- What you should do
Without the pictures, extract every line from the start of the material to the line containing "db_per_div = 10", both ends included.

[Data records]
_____

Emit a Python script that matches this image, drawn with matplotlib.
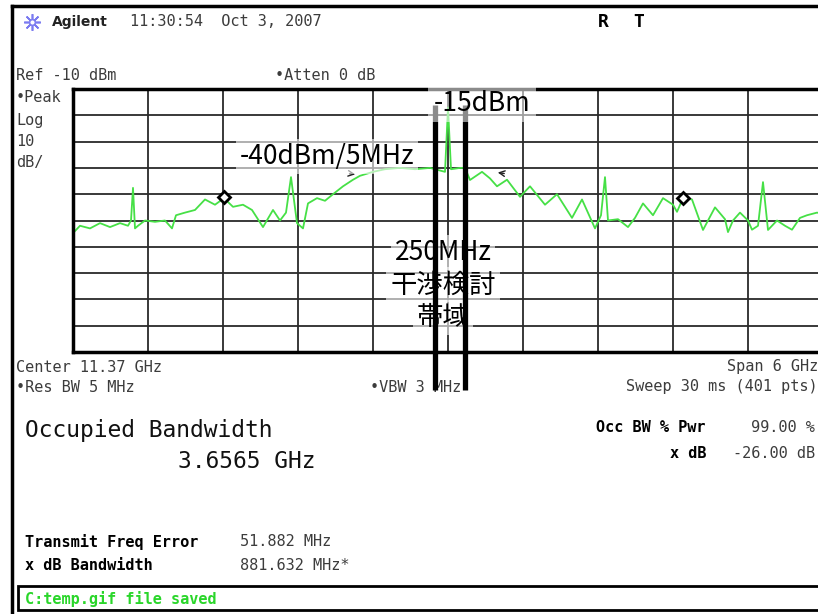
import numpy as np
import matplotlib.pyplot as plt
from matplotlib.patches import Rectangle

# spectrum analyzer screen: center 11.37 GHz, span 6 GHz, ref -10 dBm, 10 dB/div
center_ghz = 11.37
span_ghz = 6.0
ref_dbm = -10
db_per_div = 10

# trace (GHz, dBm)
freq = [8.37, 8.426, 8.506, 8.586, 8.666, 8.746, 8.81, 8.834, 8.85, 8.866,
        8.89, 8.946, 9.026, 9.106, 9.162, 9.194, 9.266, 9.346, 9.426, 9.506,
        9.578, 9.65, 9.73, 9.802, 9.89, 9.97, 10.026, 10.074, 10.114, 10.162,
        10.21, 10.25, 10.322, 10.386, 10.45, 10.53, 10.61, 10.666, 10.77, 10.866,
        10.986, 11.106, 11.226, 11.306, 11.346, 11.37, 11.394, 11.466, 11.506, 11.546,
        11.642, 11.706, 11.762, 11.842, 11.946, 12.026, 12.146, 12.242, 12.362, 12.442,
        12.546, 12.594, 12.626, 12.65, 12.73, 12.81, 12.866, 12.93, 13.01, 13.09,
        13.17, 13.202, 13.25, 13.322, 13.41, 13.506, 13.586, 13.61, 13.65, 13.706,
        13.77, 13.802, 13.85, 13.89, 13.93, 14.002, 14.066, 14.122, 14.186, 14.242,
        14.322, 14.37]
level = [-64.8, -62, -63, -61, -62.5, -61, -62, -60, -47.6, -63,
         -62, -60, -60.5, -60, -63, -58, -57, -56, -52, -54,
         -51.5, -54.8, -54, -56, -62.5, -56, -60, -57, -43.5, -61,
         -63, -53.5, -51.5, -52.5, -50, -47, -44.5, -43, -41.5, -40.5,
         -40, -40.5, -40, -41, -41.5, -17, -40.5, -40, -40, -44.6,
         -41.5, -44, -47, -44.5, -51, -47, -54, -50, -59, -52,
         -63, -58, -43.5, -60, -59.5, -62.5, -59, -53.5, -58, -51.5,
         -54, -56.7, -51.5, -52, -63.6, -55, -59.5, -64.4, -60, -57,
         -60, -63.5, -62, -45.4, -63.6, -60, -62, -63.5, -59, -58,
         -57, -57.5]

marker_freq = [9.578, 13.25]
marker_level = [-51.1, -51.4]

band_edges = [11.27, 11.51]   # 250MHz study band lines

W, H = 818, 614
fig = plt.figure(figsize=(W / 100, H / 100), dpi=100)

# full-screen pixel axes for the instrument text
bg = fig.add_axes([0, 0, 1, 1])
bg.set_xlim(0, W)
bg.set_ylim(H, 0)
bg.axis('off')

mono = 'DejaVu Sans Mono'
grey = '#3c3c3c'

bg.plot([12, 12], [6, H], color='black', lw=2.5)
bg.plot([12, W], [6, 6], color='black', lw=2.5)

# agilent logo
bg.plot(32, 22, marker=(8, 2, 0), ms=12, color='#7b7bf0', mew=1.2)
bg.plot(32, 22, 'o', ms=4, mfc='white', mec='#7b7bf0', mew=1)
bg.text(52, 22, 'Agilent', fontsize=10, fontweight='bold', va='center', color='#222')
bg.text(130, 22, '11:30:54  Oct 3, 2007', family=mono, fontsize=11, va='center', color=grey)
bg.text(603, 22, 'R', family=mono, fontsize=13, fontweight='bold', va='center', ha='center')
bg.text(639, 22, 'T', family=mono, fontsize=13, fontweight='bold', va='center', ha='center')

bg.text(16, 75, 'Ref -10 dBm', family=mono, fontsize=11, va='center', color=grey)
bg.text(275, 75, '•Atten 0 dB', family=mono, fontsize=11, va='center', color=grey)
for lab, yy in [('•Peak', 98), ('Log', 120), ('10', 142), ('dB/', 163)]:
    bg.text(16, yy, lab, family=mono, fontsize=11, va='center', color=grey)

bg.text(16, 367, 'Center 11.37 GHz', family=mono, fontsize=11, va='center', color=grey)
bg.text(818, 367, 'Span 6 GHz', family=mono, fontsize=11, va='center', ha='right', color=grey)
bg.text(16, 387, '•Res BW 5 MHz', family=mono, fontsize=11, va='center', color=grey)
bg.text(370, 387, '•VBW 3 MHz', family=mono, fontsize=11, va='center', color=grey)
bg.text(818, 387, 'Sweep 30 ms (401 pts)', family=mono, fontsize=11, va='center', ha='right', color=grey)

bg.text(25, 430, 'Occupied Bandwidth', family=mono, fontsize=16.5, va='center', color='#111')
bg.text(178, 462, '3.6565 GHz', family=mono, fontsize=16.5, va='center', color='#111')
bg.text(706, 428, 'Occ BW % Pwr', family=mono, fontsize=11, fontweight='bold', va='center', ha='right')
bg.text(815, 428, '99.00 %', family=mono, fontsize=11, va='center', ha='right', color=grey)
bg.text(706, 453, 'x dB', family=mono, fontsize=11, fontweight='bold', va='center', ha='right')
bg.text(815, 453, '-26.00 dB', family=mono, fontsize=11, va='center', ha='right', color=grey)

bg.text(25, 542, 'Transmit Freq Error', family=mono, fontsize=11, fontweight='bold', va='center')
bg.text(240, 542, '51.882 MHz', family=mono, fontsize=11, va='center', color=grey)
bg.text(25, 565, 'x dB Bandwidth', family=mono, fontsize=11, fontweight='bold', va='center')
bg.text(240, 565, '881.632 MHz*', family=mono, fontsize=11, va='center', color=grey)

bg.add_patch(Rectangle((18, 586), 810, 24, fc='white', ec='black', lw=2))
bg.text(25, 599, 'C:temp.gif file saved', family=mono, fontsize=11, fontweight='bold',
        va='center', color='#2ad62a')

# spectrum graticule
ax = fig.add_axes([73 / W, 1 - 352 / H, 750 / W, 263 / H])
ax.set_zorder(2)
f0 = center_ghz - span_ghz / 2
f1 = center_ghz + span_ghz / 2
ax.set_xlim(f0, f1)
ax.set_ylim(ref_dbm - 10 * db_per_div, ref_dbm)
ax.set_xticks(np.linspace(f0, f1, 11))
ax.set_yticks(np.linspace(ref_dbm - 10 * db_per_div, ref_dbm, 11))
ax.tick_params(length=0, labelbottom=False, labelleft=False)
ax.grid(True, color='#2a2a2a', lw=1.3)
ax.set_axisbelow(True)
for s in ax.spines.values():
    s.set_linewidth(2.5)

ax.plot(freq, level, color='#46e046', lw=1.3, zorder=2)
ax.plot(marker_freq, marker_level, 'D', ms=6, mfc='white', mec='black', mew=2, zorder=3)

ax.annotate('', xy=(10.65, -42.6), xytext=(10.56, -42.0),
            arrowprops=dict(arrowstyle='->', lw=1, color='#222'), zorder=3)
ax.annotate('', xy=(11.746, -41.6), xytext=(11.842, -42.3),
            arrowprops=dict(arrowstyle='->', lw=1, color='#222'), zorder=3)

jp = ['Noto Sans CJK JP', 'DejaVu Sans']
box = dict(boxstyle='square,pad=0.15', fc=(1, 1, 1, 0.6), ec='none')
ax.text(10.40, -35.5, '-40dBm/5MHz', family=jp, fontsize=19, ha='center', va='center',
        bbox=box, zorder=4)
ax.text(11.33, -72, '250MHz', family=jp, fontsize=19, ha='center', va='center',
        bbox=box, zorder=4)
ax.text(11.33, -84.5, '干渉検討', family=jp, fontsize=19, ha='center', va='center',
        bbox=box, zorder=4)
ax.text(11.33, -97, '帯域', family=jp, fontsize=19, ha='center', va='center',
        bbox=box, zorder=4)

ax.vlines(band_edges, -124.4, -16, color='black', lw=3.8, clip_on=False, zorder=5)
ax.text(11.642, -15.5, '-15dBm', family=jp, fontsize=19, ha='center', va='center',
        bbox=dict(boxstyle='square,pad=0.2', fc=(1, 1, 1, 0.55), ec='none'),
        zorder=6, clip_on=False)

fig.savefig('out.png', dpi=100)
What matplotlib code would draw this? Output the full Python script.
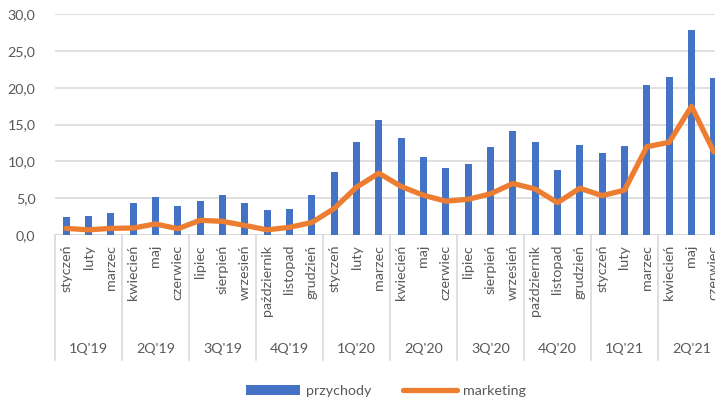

_____

- Full response
Emit a Python script that matches this image, drawn with matplotlib.
import numpy as np
import matplotlib.pyplot as plt
from matplotlib.patches import Rectangle

# spectrum analyzer screen: center 11.37 GHz, span 6 GHz, ref -10 dBm, 10 dB/div
center_ghz = 11.37
span_ghz = 6.0
ref_dbm = -10
db_per_div = 10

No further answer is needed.